The Tigers started the season with an away loss to the Canterbury Bulldogs. Tigers prop Bryce Gibbs was a late withdrawal from the game, with Andrew Fifita replacing him in the starting lineup. The first try of the game was scored by a length-of-the-field try to Bulldogs outside back Josh Morris in the 27th minute. The Tigers hit back six minutes later with a good backline move which saw Benji Marshall throwing a cut-out pass to Lote Tuqiri to score the opening try of the Tigers account for 2011. Tuqiri has scored the opening try of the season for the Tigers for the second time in a row.

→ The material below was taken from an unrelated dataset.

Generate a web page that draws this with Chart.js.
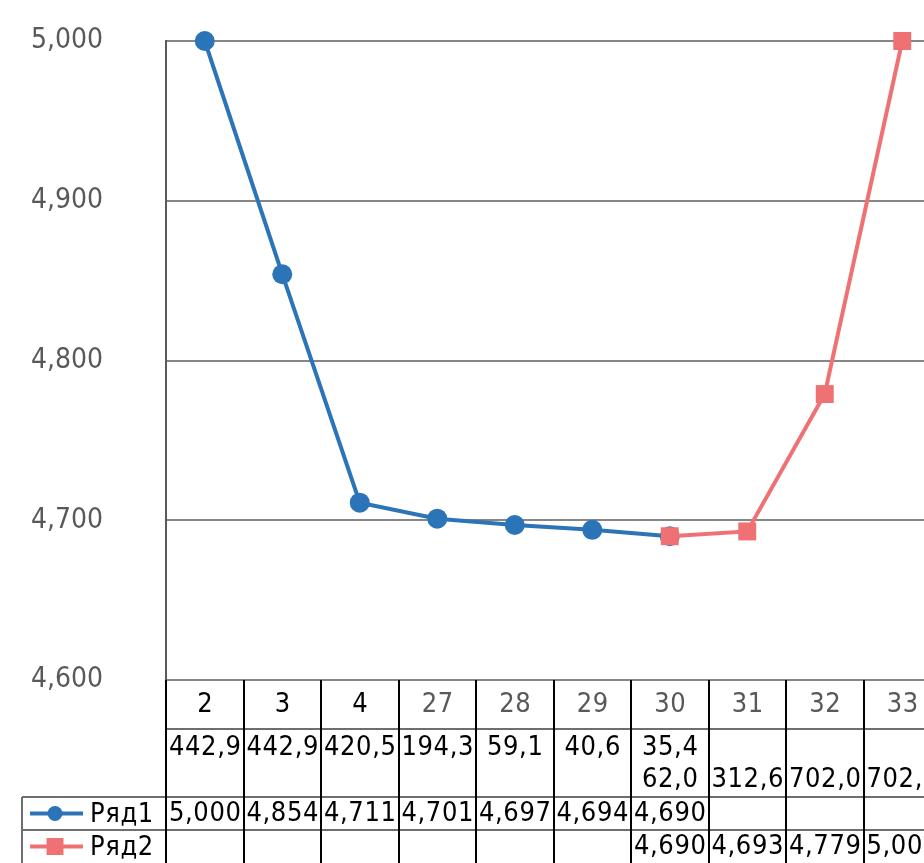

Marshall missed the conversion from the sideline and the Tigers trailed 6–4 at halftime. The Tigers were first to score after the break through Chris Lawrence, with another Marshall assist, but tries to Pritchard and Keating saw the Bulldogs leading 16–8 after 64 minutes. Marshall then scored a try himself and converted it with 11 minutes remaining. But that was to be the closest the Tigers would get, as Steve Turner scored for the 'Dogs in the 75th minute, to seal the points with a 24–14 victory. Liam Fulton lead the tackle count for the Tigers with 44, with captain Robbie Farah also making a strong contribution with 38.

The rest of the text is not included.